According to the present invention, there is provided an apparatus for forming a coating film comprising, a process section for applying a series of processes for forming a coating film, to a substrate; a common transfer mechanism for transferring the substrate in the process section; and a chemical liquid section provided next to the process section while isolated therefrom.
The process section comprises a coating unit for coating a coating solution of a sol state having particles or colloid dispersed in a solvent, onto the substrate; an aging unit for changing the particles or colloid in the coating film into a gel; and a solvent exchange unit for replacing a solvent in the coating film with another solvent.
The chemical liquid section has a chemical liquid supply system for supplying a chemical liquid to each of the aging unit and the solvent exchange unit; and a waste liquid/gas process system for discharging a waste liquid and an exhaust gas derived from the aging unit and the solvent exchange unit.
The solvent exchange unit, the coating unit and the aging unit are arranged next to each other.
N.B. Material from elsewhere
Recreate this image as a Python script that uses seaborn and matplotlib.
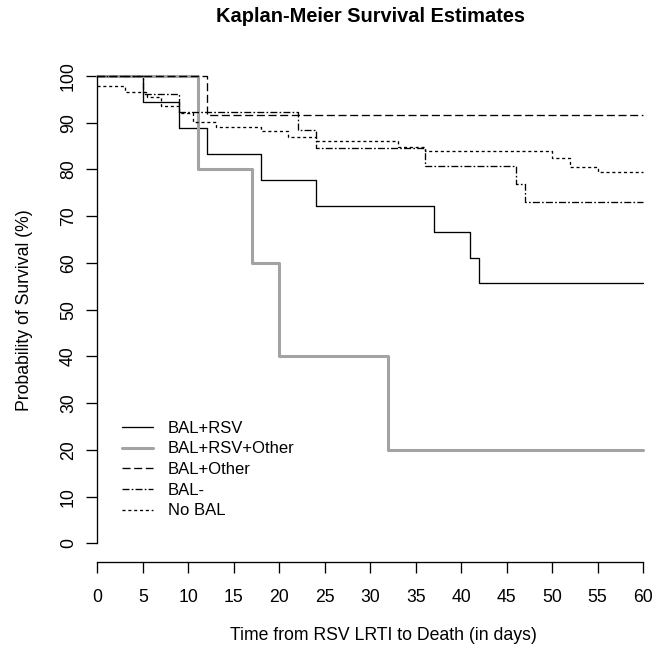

The chemical liquid section generates a vapor of the chemical liquid and has a bubbler for supplying the vapor of the chemical liquid to the aging unit.
The chemical liquid section has a tank for storing the chemical liquid to be supplied to the solvent exchange unit.
The chemical liquid section may have a drain tank for trapping a waste discharged from the aging unit; and a trap section communicating with the drain tank and the solvent exchange unit for separating the waste discharged from the solvent exchange unit into a gaseous component and a liquid component, and sending the liquid component separated, to the drain tank.
According to the present invention, there is provided an apparatus for forming a coating film comprising, a process section having at least a coating process unit for coating a coating solution onto a substrate, and a chemical solution process unit for processing a coating film formed in the coating process unit, with a chemical solution; and a chemical liquid section arranged next to the process section while isolated therefrom.
The chemical liquid section has a chemical liquid supply system for supplying a chemical liquid to the chemical liquid process unit; and an exhaust gas/waste process system for processing a waste liquid and an exhaust gas derived from the chemical liquid process unit.
In a case where an interlayer dielectric film is formed in the Sol-Gel method, a substrate is transported sequentially to the cooling unit, coating process unit, aging unit, solvent exchange unit, and heating unit.
In a case where an interlayer dielectric film is formed by the SiLK method and SPEED FILM method, a substrate is transferred to the cooling process unit, coating process unit (adhesion promoter coating), cooling process unit, coating process unit (main chemical liquid coating), heating unit, cooling unit, and curing process unit.
In a case where an interlayer dielectric film is formed by the FOx method, a substrate is transferred sequentially to the cooling unit, coating unit, heating unit, cooling unit, and a curing unit.
Additional objects and advantages of the invention will be set forth in the description which follows, and in part will be obvious from the description, or may be learned by practice of the invention. The objects and advantages of the invention may be realized and obtained by means of the instrumentalities and combinations particularly pointed out hereinafter.